The adaptation of New Labour to a more Scottish identity requires balance, and it is no accident, as the Leninists would add, that later this week Gordon Brown is to restate Labour's commitment to the principle of the Union in a major speech on Britishness. From the thickets of confusion, a new theme is beginning to emerge. The Government has seen that it must stand up for the Union, or risk the steady incursions of English and Scottish nationalism.
Britishness is the context in which the Scottish and Welsh devolutions belong, and in which they can thrive. The alternative to the Government taking the lead in defining what a UK identity means in post-devolutionary times is allowing others with opposing interests to make the running. Mr Salmond may not be making a roaring success of this campaign, but his party will gain in confidence and experience from its exposure in the Parliament. It will challenge the settlement again next time, and the time after that - a border skirmish New Labour will have to fight repeatedly. The potential for separatist movements to reinvent themselves in different conditions is the core of their strength.

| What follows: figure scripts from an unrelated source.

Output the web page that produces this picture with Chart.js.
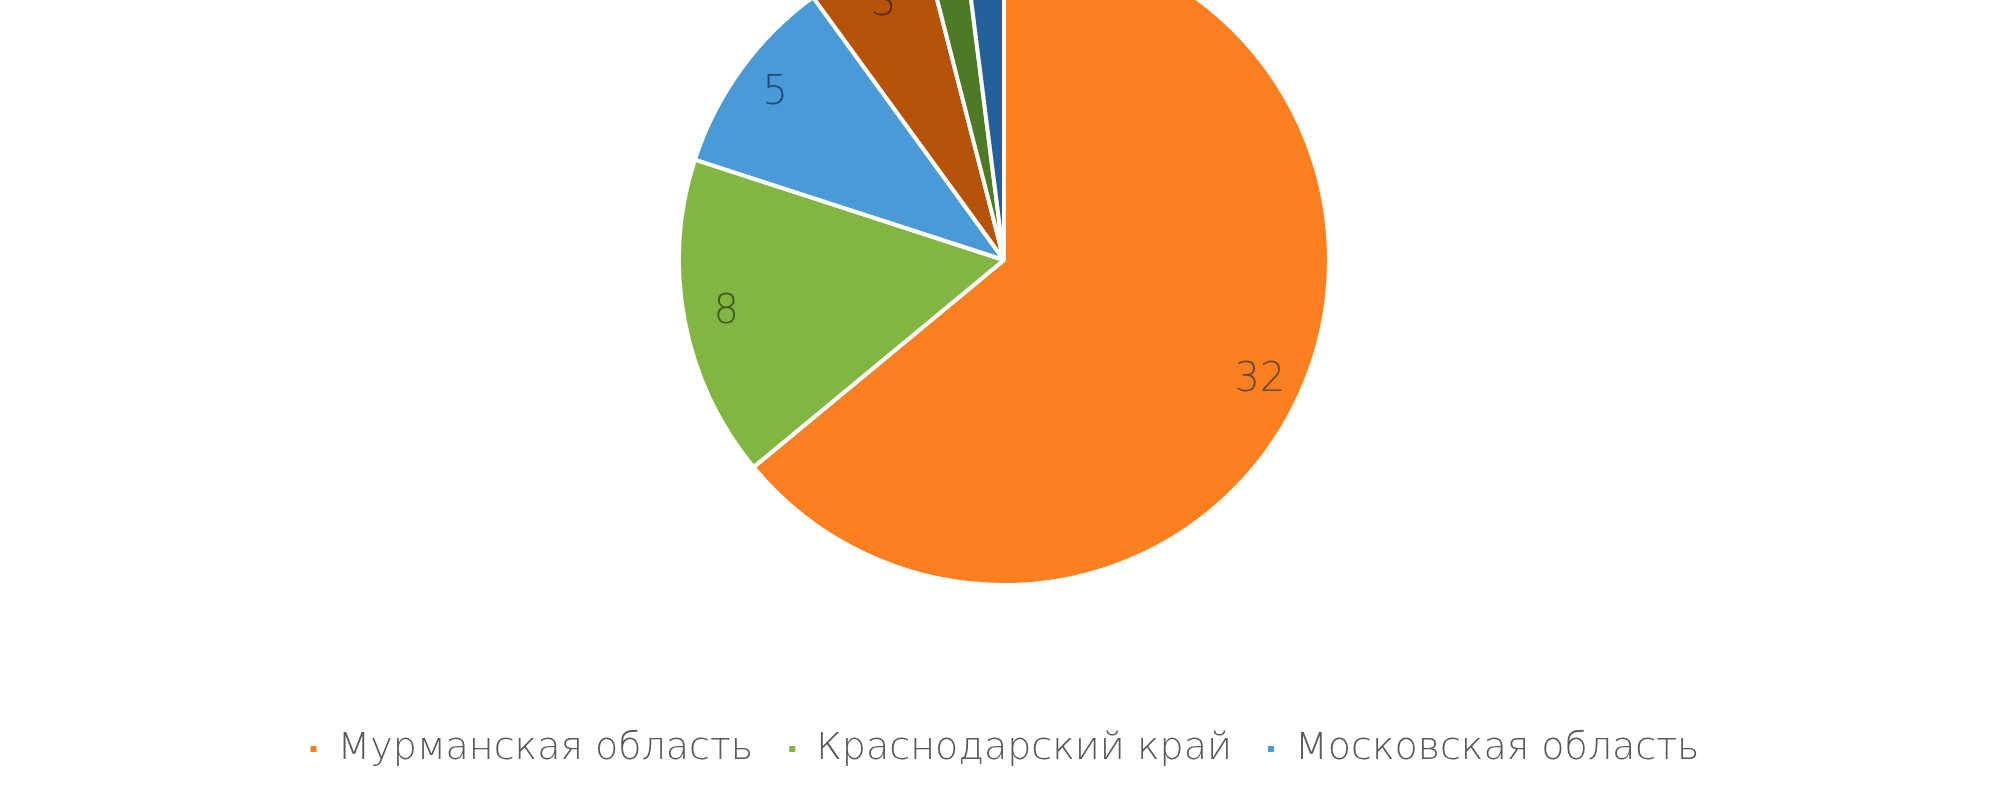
<!DOCTYPE html>
<html><head><meta charset="utf-8">
<script src="https://cdn.jsdelivr.net/npm/chart.js@4/dist/chart.umd.min.js"></script>
<style>
html,body{margin:0;padding:0;background:#fff;overflow:hidden;width:2000px;height:800px}
#wrap{position:absolute;left:0;top:-176px;width:2000px;height:976px}
</style></head><body>
<div id="wrap"><canvas id="c"></canvas></div>
<script>
const categories = ["Мурманская область","Краснодарский край","Московская область","Прочие регионы","Другие регионы A","Другие регионы B"];
const values = [32, 8, 5, 3, 1, 1];
const colors = ["#FD7F20","#82B541","#4A9AD8","#B65309","#4E7A26","#22609E"];
const labelColors = ["#6b4a2c","#3f5a22","#1f4e7a","#5a2a05","#2a4015","#143a60"];
const legendShown = 3;

const valueLabels = {
  id:'valueLabels',
  afterDatasetsDraw(chart){
    const ctx = chart.ctx;
    const meta = chart.getDatasetMeta(0);
    ctx.save();
    ctx.font = '200 40px "DejaVu Sans", sans-serif';
    ctx.textAlign='center'; ctx.textBaseline='middle';
    meta.data.forEach((arc,i)=>{
      const a=(arc.startAngle+arc.endAngle)/2;
      const r=arc.outerRadius*0.87;
      ctx.fillStyle=labelColors[i];
      ctx.fillText(String(values[i]), arc.x+Math.cos(a)*r, arc.y+Math.sin(a)*r);
    });
    ctx.restore();
  }
};

new Chart(document.getElementById('c'),{
  type:'pie',
  data:{labels:categories,datasets:[{data:values,backgroundColor:colors,borderColor:'#ffffff',borderWidth:4,radius:325}]},
  options:{
    responsive:true,maintainAspectRatio:false,animation:false,
    layout:{padding:{left:8,bottom:22}},
    plugins:{
      tooltip:{enabled:false},
      legend:{position:'bottom',
        labels:{font:{family:'"DejaVu Sans", sans-serif',size:38,weight:'200'},color:'#595959',
          boxWidth:10,boxHeight:10,padding:34,
          filter:(item)=>item.index<legendShown}}
    }
  },
  plugins:[valueLabels]
});
</script></body></html>
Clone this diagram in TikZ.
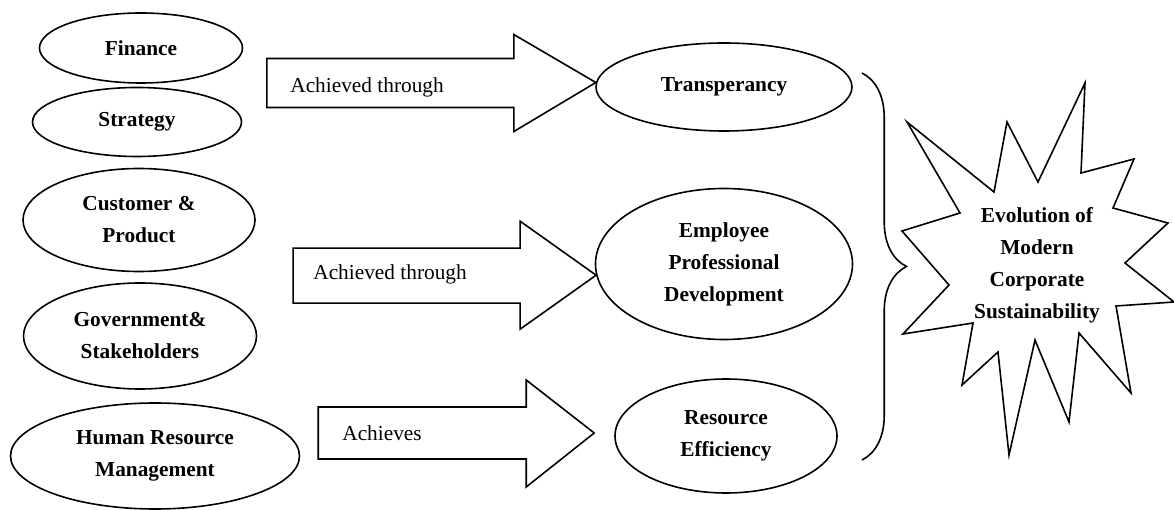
\documentclass[tikz,border=0pt]{standalone}
\usepackage{fontspec}
\setmainfont{Liberation Serif}
\usepackage{tikz}
\usetikzlibrary{calc,
                decorations.pathreplacing,
                shapes}
\tikzstyle{area} = [ellipse,draw,line width=0.9pt,inner sep=0pt,align=center,font=\bfseries\fontsize{12}{18}\selectfont]
\tikzstyle{bigarrow} = [draw,line width=0.9pt]
\tikzstyle{lbl} = [anchor=base west,inner sep=0pt,font=\fontsize{12}{14}\selectfont]
\tikzstyle{burst} = [draw,line width=0.9pt]
\tikzstyle{bracket} = [draw,line width=0.9pt,decorate,decoration={brace,amplitude=25pt}]
\tikzset{esize/.style 2 args={minimum width=#1*0.5625pt,minimum height=#2*0.5625pt}}

\begin{document}
\begin{tikzpicture}[x=0.5625pt,y=-0.5625pt]
        \useasboundingbox (0,0) rectangle (1174,510);

        % left column
        \node[area,esize={203}{70}] (pf1) at (141,48) {Finance};
        \node[area,esize={209}{69}] (pf2) at (137,122) {Strategy};
        \node[area,esize={232}{103}] (pf3) at (139,220) {Customer \&\\Product};
        \node[area,esize={233}{106}] (pf4) at (140,336) {Government\&\\Stakeholders};
        \node[area,esize={289}{106}] (pf5) at (155,456) {Human Resource\\Management};

        % right column
        \node[area,esize={256}{88}] (rs1) at (724,87) {Transperancy};
        \node[area,esize={257}{151}] (rs2) at (724,264) {Employee\\Professional\\Development};
        \node[area,esize={222}{114}] (rs3) at (726,436) {Resource\\Efficiency};

        % block arrows
        \node[lbl] (ar1) at (290,93) {Achieved through};
        \node[lbl] (ar2) at (313,280) {Achieved through};
        \node[lbl] (ar3) at (342,441) {Achieves};
        \draw[bigarrow] (rs1.178) -- ++(-82,-48) -- ++(0,24) -- ++(-247,0) -- ++(0,49) -- ++(247,0) -- ++(0,24) -- cycle;
        \draw[bigarrow] (rs2.185) -- ++(-76,-54) -- ++(0,27) -- ++(-227,0) -- ++(0,55) -- ++(227,0) -- ++(0,26) -- cycle;
        \draw[bigarrow] ($(rs3.west)+(-20,-3)$) -- ++(-68,-53) -- ++(0,27) -- ++(-208,0) -- ++(0,52) -- ++(208,0) -- ++(0,28) -- cycle;

        % brace and star
        \coordinate (bt) at (862,73);
        \coordinate (bb) at (862,460);
        \draw[bracket] (bt) -- (bb);
        \draw[burst] (1085,83) -- (1081,173) -- (1134,159) -- (1113,208) -- (1168,223) -- (1125,263)
            -- (1174,302) -- (1116,306) -- (1131,393) -- (1079,333) -- (1069,422) -- (1035,340)
            -- (1009,455) -- (998,352) -- (962,385) -- (973,323) -- (903,334) -- (949,285)
            -- (902,231) -- (960,213) -- (907,122) -- (994,192) -- (1007,122) -- (1038,182) -- cycle;
        \node[align=center,font=\bfseries\fontsize{12}{18}\selectfont] (ev) at (1037,265) {Evolution of\\Modern\\Corporate\\Sustainability};
    \end{tikzpicture}
\end{document}
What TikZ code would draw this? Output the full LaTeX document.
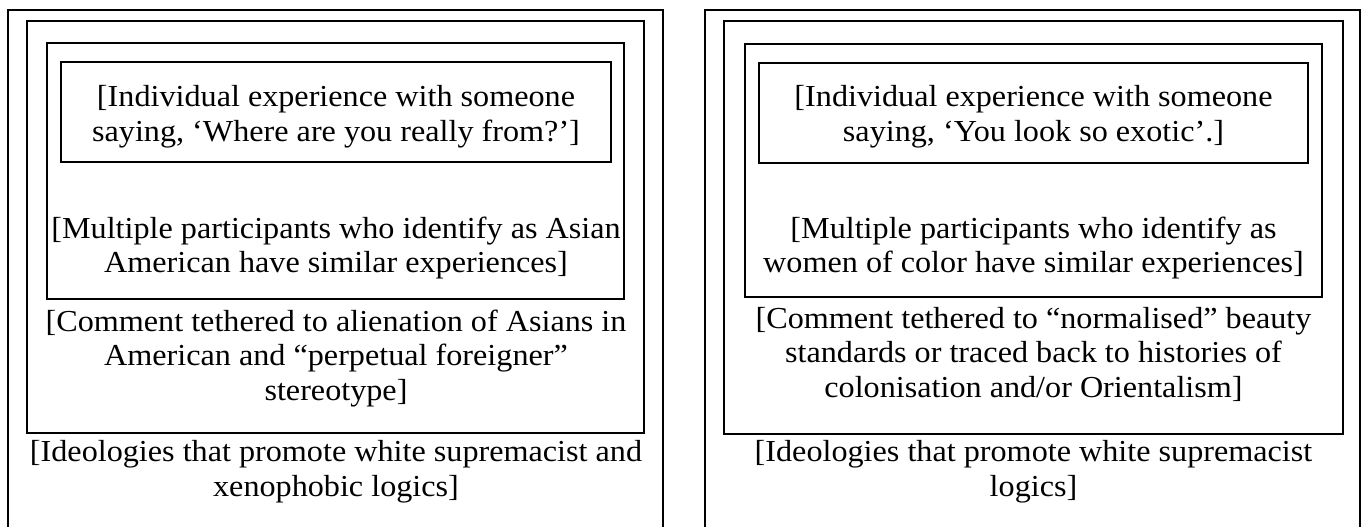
\documentclass[tikz,border=0pt]{standalone}
\usepackage{fontspec}
\setmainfont{Liberation Serif}[FakeStretch=1.055]

\begin{document}
\begin{tikzpicture}[x=1pt,y=-1pt,
    frame/.style={draw=black, line width=2.4pt},
    boxtext/.style={align=center, inner sep=0pt, font=\fontsize{30.5}{34.5}\selectfont}]

                % Page size (y counted from top)
                \def\W{1361}
                \def\H{527}
                \clip (0,0) rectangle (\W,\H);

                % Helper: frame from (x1,y1) to (x2,y2)
                \newcommand{\frameat}[4]{%
                    \draw[frame] (#1,#2) rectangle (#3,#4);
                }

                % ---- left panel ----
                \frameat{8}{10}{663}{560}
                \frameat{27}{21}{644}{433}
                \frameat{47}{43}{624}{299}
                \frameat{61}{62}{611}{162}

                \node[boxtext] (indivA) at (336,116.5)
                    {[Individual experience with someone\\saying, ‘Where are you really from?’]};
                \node[boxtext] (multiA) at (336,248)
                    {[Multiple participants who identify as Asian\\American have similar experiences]};
                \node[boxtext] (commentA) at (336,358.5)
                    {[Comment tethered to alienation of Asians in\\American and “perpetual foreigner”\\stereotype]};
                \node[boxtext] (ideoA) at (336,471.5)
                    {[Ideologies that promote white supremacist and\\xenophobic logics]};

                % ---- right panel ----
                \frameat{705}{10}{1360}{560}
                \frameat{724}{21}{1343}{434}
                \frameat{745}{44}{1322}{297}
                \frameat{759}{63}{1308}{163}

                \node[boxtext] (indivB) at (1033.5,116.5)
                    {[Individual experience with someone\\saying, ‘You look so exotic’.]};
                \node[boxtext] (multiB) at (1033.5,248)
                    {[Multiple participants who identify as\\women of color have similar experiences]};
                \node[boxtext] (commentB) at (1033.5,354)
                    {[Comment tethered to “normalised” beauty\\standards or traced back to histories of\\colonisation and/or Orientalism]};
                \node[boxtext] (ideoB) at (1033.5,471.5)
                    {[Ideologies that promote white supremacist\\logics]};

\end{tikzpicture}
\end{document}
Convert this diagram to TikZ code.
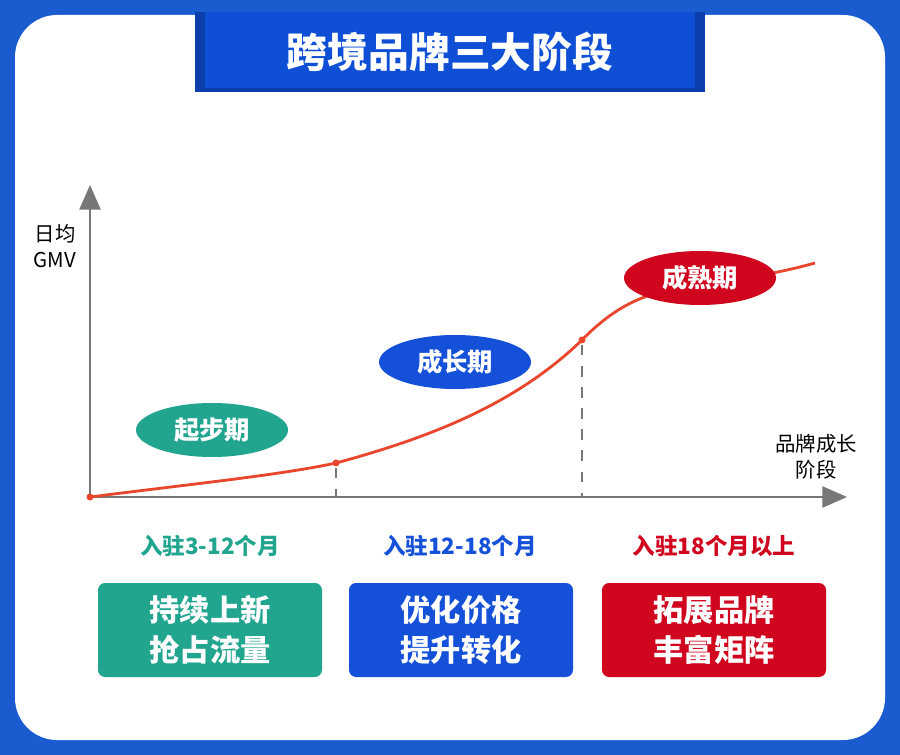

It is ominous that a growing sector of English right-wing opinion believes that the battle is already lost. The case for formal divorce between the English and the Scots is most elegantly made in an intriguing polemic by the journalist Simon Heffer, entitled Nor Shall My Sword: The Reinvention of England. Mr Heffer thinks that the English should speed the Scots' path to independence, having nothing to lose thereby but their onerous fiscal transfers. Rid of the whinging Scots, England will be free to develop a humane nationalism, cut taxes and even bring back the Tories.
On the benefits of this last point and the likely lovability of an Albion stripped of its anchorage in the United Kingdom, I beg to differ with Mr Heffer. His England would not be mine. But his argument should put the rest of us on our mettle. The sure way to lose the battle for Britishness is to believe that it is not worth fighting.